§ **Set problem**
Go through the material below, count the lines with the word "this", and reply with the count alone.

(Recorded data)
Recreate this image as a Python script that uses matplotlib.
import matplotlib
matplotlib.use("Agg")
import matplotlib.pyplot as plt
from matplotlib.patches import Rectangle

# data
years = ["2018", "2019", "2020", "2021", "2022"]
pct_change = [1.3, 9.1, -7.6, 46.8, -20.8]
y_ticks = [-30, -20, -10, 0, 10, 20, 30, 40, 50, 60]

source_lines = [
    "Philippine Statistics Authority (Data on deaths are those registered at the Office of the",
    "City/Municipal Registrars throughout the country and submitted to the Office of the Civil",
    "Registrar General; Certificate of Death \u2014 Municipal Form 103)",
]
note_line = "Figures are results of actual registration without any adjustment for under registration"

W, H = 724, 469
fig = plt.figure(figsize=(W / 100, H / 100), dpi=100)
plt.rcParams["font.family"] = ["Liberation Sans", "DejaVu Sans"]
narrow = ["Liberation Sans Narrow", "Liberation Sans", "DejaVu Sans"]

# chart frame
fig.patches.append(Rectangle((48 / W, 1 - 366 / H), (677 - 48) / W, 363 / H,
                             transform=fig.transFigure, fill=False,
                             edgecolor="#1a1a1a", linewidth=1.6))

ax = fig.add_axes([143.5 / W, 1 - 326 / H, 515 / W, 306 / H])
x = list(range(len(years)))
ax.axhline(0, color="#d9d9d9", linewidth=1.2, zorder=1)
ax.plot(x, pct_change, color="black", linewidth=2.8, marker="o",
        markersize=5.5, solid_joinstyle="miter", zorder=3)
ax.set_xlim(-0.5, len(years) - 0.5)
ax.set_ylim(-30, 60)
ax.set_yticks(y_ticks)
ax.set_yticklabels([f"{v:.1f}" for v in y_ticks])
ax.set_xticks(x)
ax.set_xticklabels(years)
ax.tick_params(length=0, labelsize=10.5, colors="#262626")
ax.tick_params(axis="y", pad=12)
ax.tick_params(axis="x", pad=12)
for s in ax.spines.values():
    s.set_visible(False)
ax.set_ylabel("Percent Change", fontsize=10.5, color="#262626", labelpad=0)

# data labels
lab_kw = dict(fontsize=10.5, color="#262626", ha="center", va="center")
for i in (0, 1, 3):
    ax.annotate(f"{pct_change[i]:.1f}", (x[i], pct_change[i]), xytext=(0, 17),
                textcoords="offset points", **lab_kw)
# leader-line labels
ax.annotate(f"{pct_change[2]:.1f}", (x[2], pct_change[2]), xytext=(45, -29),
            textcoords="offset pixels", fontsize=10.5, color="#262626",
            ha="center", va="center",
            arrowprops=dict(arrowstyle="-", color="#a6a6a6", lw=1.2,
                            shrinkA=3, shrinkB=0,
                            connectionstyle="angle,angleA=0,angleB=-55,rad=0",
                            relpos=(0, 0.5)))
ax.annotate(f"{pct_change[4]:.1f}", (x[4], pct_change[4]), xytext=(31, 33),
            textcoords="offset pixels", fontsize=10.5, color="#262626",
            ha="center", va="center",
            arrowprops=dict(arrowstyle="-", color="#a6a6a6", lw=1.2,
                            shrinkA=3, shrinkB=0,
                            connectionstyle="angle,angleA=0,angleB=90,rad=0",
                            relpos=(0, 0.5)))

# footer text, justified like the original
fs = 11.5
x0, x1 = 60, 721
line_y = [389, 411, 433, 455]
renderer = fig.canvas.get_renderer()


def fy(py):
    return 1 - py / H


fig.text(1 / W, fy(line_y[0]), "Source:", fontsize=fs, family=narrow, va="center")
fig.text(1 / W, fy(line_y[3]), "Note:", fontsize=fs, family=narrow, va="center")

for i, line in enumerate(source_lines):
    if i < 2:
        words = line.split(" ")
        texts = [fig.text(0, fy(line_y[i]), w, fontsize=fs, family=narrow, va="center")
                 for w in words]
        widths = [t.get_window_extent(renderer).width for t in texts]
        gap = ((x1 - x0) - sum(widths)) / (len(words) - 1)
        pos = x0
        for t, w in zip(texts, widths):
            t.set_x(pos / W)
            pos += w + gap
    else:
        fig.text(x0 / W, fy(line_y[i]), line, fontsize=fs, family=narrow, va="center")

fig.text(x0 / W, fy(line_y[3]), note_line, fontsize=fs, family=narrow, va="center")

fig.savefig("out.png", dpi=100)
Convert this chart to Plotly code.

§ **Right answer**
2